The studio’s Robin Hood reboot, starring Jamie Foxx and Ben Mendelsohn, among others, misfired at the box office, generating just $30.8 million on a reported $100 million production budget. The title generated nearly $54 million internationally.

A more detailed look at home entertainment results is forthcoming pending release of the company’s 10K filing.

Regardless, CEO Jon Feltheimer tried to put a positive spin on the results.

“We’ve completed a very active and productive fiscal 2019 in which we set in place all the elements for strong growth and continued value creation in the year ahead,” Feltheimer said in a statement.

Meanwhile, Starz Networks — with 24.5 million pay-TV subscribers — generated operating profit of $108.6 million on revenue of $355 million. That compared to operating profit $114.7 million and revenue of $350.5 million in the previous-year period.

For the fiscal year, operating income reached $488 million on revenue of $1.44 billion. That compared to operating income of $468 million on revenue of $1.4 billion in 2018.

Starz’ much-hyped over-the-top streaming video service narrowed its operating loss to $1.8 million on revenue of $6 million. That compared to an operating loss of $7.7 million on revenue of $2.9 million in the previous-year period.

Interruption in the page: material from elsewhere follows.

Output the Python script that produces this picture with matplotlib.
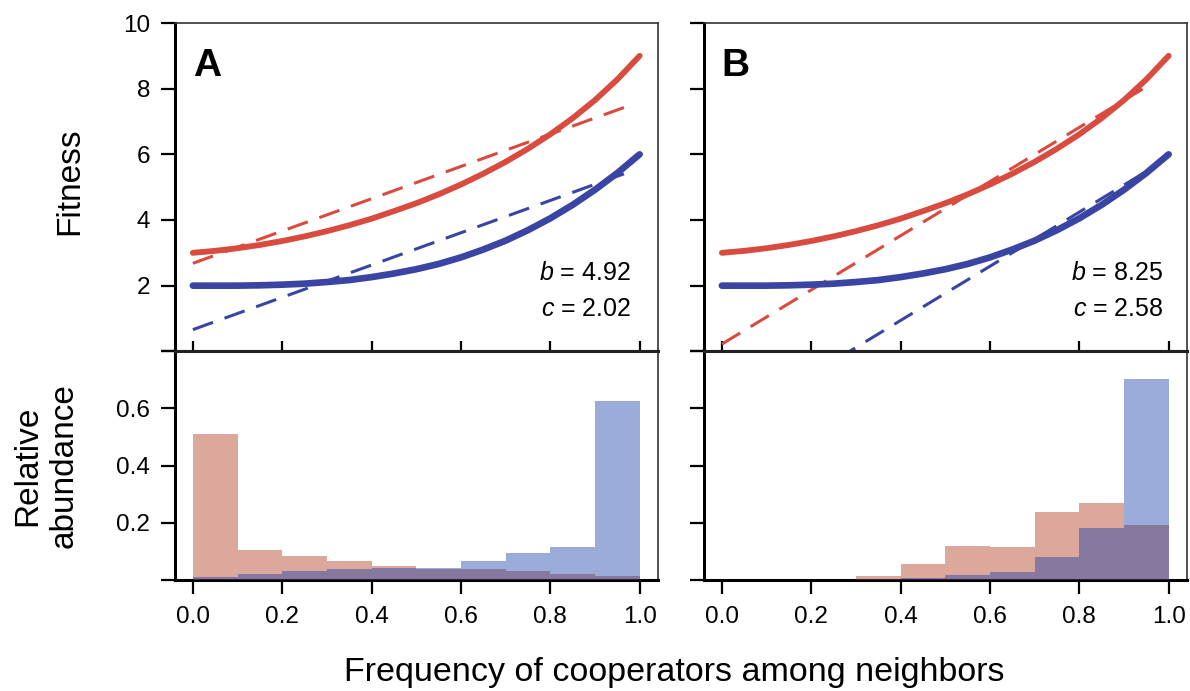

For the fiscal year, Stars OTT narrowed operating loss to $11.3 million from $38.9 million. Revenue increased to $18.1 million from $7.1 million in 2018.

“We’ve … refocused on extracting maximum value from our franchise properties and are capitalizing on an extraordinary opportunity to continue Starz’s global expansion and cement its stature as one of the leading international pure play subscription video-on-demand services,” Feltheimer said.